## Task description
Quote all of the data that follows exactly as written, skipping the images.

## Data segment
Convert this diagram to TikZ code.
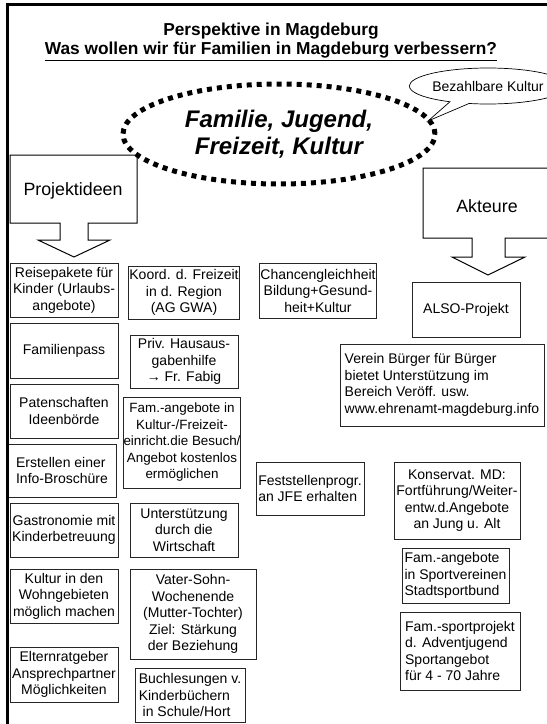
\documentclass[tikz,border=0pt]{standalone}
\usepackage{fontspec}
\setmainfont{Liberation Sans}
\usetikzlibrary{shapes.geometric,shapes.callouts}

\begin{document}
\begin{tikzpicture}[
  x=1pt, y=-1pt,
  font=\fontsize{14}{16.5}\selectfont,
  idee/.style ={rectangle, draw=black!85, line width=0.9pt, align=center, inner sep=0.5pt},
  links/.style={idee, align=left},
  pfeil/.style={draw=black, line width=1pt, fill=white, line join=miter},
]
\useasboundingbox (0,0) rectangle (547,724);
\clip (0,0) rectangle (547,724);
% title
\node[align=center, font=\fontsize{17.3}{19}\selectfont\bfseries] (titel) at (271,42)
  {Perspektive in Magdeburg\\\underline{Was wollen wir für Familien in Magdeburg verbessern?}};
% block arrows
\draw[pfeil] (10,155) -- (137,155) -- (137,223) -- (88,223) -- (88,240) -- (110,240) -- (74,257)
  -- (38,240) -- (60,240) -- (60,223) -- (10,223) -- cycle;
\node[font=\fontsize{17.8}{20}\selectfont] (ideen) at (73,191) {Projektideen};
\draw[pfeil] (423,168) -- (560,168) -- (560,238) -- (505,238) -- (505,257) -- (525,257) -- (488,275)
  -- (452,257) -- (472,257) -- (472,238) -- (423,238) -- cycle;
\node[font=\fontsize{17.8}{20}\selectfont] (akteure) at (487,206) {Akteure};
% theme
\node[ellipse, draw, line width=5pt, dash pattern=on 5pt off 5pt, minimum width=312, minimum height=100, inner sep=0,
      align=center, font=\fontsize{24}{27}\selectfont\bfseries\itshape] (thema) at (279,134)
  {Familie, Jugend,\\Freizeit, Kultur};
\node[ellipse callout, draw, line width=0.7pt, fill=white, minimum width=140, minimum height=36, inner sep=0,
      callout absolute pointer={(428,121)}] (bezahlt) at (488,86) {Bezahlbare Kultur};
% ideas, left column
\node[idee, minimum width=108, minimum height=54] (reise)  at (64,290)   {Reisepakete für\\Kinder (Urlaubs-\\angebote)};
\node[idee, minimum width=108, minimum height=55] (pass)   at (64,350.5) {Familienpass};
\node[idee, minimum width=108, minimum height=54] (paten)  at (64,411)   {Patenschaften\\Ideenbörde};
\node[links, minimum width=108, minimum height=53] (info)  at (62,470.5) {Erstellen einer\\Info-Broschüre};
\node[idee, minimum width=108, minimum height=54] (gastro) at (64,530)   {Gastronomie mit\\Kinderbetreuung};
\node[idee, minimum width=108, minimum height=54] (wohn)   at (64,596)   {Kultur in den\\Wohngebieten\\möglich machen};
\node[idee, minimum width=108, minimum height=55] (eltern) at (64,674.5) {Elternratgeber\\Ansprechpartner\\Möglichkeiten};
% ideas, middle column
\node[idee, minimum width=108, minimum height=53] (koord)   at (184,292.5) {Koord. d. Freizeit\\in d. Region\\(AG GWA)};
\node[idee, minimum width=108, minimum height=53] (haus)    at (184,361.5) {Priv. Hausaus-\\gabenhilfe\\→ Fr. Fabig};
\node[idee, minimum width=114, minimum height=91, inner sep=0pt, font=\fontsize{13.4}{16.5}\selectfont] (kultfrei) at (182,442.5)
  {Fam.-angebote in\\Kultur-/Freizeit-\\einricht.die Besuch/\\Angebot kostenlos\\ermöglichen};
\node[idee, minimum width=108, minimum height=54] (wirtsch) at (184,530)   {Unterstützung\\durch die\\Wirtschaft};
\node[idee, minimum width=126, minimum height=90] (vater)   at (193,614)   {Vater-Sohn-\\Wochenende\\(Mutter-Tochter)\\Ziel: Stärkung\\der Beziehung};
\node[links, minimum width=110, minimum height=54] (buch)   at (190,695)   {Buchlesungen v.\\Kinderbüchern\\\ in Schule/Hort};
% ideas, third column
\node[idee, minimum width=116, minimum height=55] (chance) at (318,290.5) {Chancengleichheit\\Bildung+Gesund-\\heit+Kultur};
\node[links, minimum width=108, minimum height=53] (fest)  at (310,488.5) {Feststellenprogr.\\an JFE erhalten};
% actors
\node[idee, minimum width=108, minimum height=55] (also)     at (466,309.5) {ALSO-Projekt};
\node[links, minimum width=204, minimum height=82] (verein)  at (442,385)
  {Verein Bürger für Bürger\\bietet Unterstützung im\\Bereich Veröff. usw.\\www.ehrenamt-magdeburg.info};
\node[idee, minimum width=126, minimum height=77] (konserv)  at (457,500.5) {Konservat. MD:\\Fortführung/Weiter-\\entw.d.Angebote\\an Jung u. Alt};
\node[links, minimum width=107, minimum height=55] (sport)   at (455.5,575.5) {Fam.-angebote\\in Sportvereinen\\Stadtsportbund};
\node[links, minimum width=120, minimum height=78] (advent)  at (460,651) {Fam.-sportprojekt\\d. Adventjugend\\Sportangebot\\für 4 - 70 Jahre};
% frame
\draw[line width=3pt] (7,724) -- (7,4) -- (547,4);
\end{tikzpicture}
\end{document}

## Finished exercise
Convert this diagram to TikZ code.
\documentclass[tikz,border=0pt]{standalone}
\usepackage{fontspec}
\setmainfont{Liberation Sans}
\usetikzlibrary{shapes.geometric,shapes.callouts}

\begin{document}
\begin{tikzpicture}[
  x=1pt, y=-1pt,
  font=\fontsize{14}{16.5}\selectfont,
  idee/.style ={rectangle, draw=black!85, line width=0.9pt, align=center, inner sep=0.5pt},
  links/.style={idee, align=left},
  pfeil/.style={draw=black, line width=1pt, fill=white, line join=miter},
]
\useasboundingbox (0,0) rectangle (547,724);
\clip (0,0) rectangle (547,724);
% title
\node[align=center, font=\fontsize{17.3}{19}\selectfont\bfseries] (titel) at (271,42)
  {Perspektive in Magdeburg\\\underline{Was wollen wir für Familien in Magdeburg verbessern?}};
% block arrows
\draw[pfeil] (10,155) -- (137,155) -- (137,223) -- (88,223) -- (88,240) -- (110,240) -- (74,257)
  -- (38,240) -- (60,240) -- (60,223) -- (10,223) -- cycle;
\node[font=\fontsize{17.8}{20}\selectfont] (ideen) at (73,191) {Projektideen};
\draw[pfeil] (423,168) -- (560,168) -- (560,238) -- (505,238) -- (505,257) -- (525,257) -- (488,275)
  -- (452,257) -- (472,257) -- (472,238) -- (423,238) -- cycle;
\node[font=\fontsize{17.8}{20}\selectfont] (akteure) at (487,206) {Akteure};
% theme
\node[ellipse, draw, line width=5pt, dash pattern=on 5pt off 5pt, minimum width=312, minimum height=100, inner sep=0,
      align=center, font=\fontsize{24}{27}\selectfont\bfseries\itshape] (thema) at (279,134)
  {Familie, Jugend,\\Freizeit, Kultur};
\node[ellipse callout, draw, line width=0.7pt, fill=white, minimum width=140, minimum height=36, inner sep=0,
      callout absolute pointer={(428,121)}] (bezahlt) at (488,86) {Bezahlbare Kultur};
% ideas, left column
\node[idee, minimum width=108, minimum height=54] (reise)  at (64,290)   {Reisepakete für\\Kinder (Urlaubs-\\angebote)};
\node[idee, minimum width=108, minimum height=55] (pass)   at (64,350.5) {Familienpass};
\node[idee, minimum width=108, minimum height=54] (paten)  at (64,411)   {Patenschaften\\Ideenbörde};
\node[links, minimum width=108, minimum height=53] (info)  at (62,470.5) {Erstellen einer\\Info-Broschüre};
\node[idee, minimum width=108, minimum height=54] (gastro) at (64,530)   {Gastronomie mit\\Kinderbetreuung};
\node[idee, minimum width=108, minimum height=54] (wohn)   at (64,596)   {Kultur in den\\Wohngebieten\\möglich machen};
\node[idee, minimum width=108, minimum height=55] (eltern) at (64,674.5) {Elternratgeber\\Ansprechpartner\\Möglichkeiten};
% ideas, middle column
\node[idee, minimum width=108, minimum height=53] (koord)   at (184,292.5) {Koord. d. Freizeit\\in d. Region\\(AG GWA)};
\node[idee, minimum width=108, minimum height=53] (haus)    at (184,361.5) {Priv. Hausaus-\\gabenhilfe\\→ Fr. Fabig};
\node[idee, minimum width=114, minimum height=91, inner sep=0pt, font=\fontsize{13.4}{16.5}\selectfont] (kultfrei) at (182,442.5)
  {Fam.-angebote in\\Kultur-/Freizeit-\\einricht.die Besuch/\\Angebot kostenlos\\ermöglichen};
\node[idee, minimum width=108, minimum height=54] (wirtsch) at (184,530)   {Unterstützung\\durch die\\Wirtschaft};
\node[idee, minimum width=126, minimum height=90] (vater)   at (193,614)   {Vater-Sohn-\\Wochenende\\(Mutter-Tochter)\\Ziel: Stärkung\\der Beziehung};
\node[links, minimum width=110, minimum height=54] (buch)   at (190,695)   {Buchlesungen v.\\Kinderbüchern\\\ in Schule/Hort};
% ideas, third column
\node[idee, minimum width=116, minimum height=55] (chance) at (318,290.5) {Chancengleichheit\\Bildung+Gesund-\\heit+Kultur};
\node[links, minimum width=108, minimum height=53] (fest)  at (310,488.5) {Feststellenprogr.\\an JFE erhalten};
% actors
\node[idee, minimum width=108, minimum height=55] (also)     at (466,309.5) {ALSO-Projekt};
\node[links, minimum width=204, minimum height=82] (verein)  at (442,385)
  {Verein Bürger für Bürger\\bietet Unterstützung im\\Bereich Veröff. usw.\\www.ehrenamt-magdeburg.info};
\node[idee, minimum width=126, minimum height=77] (konserv)  at (457,500.5) {Konservat. MD:\\Fortführung/Weiter-\\entw.d.Angebote\\an Jung u. Alt};
\node[links, minimum width=107, minimum height=55] (sport)   at (455.5,575.5) {Fam.-angebote\\in Sportvereinen\\Stadtsportbund};
\node[links, minimum width=120, minimum height=78] (advent)  at (460,651) {Fam.-sportprojekt\\d. Adventjugend\\Sportangebot\\für 4 - 70 Jahre};
% frame
\draw[line width=3pt] (7,724) -- (7,4) -- (547,4);
\end{tikzpicture}
\end{document}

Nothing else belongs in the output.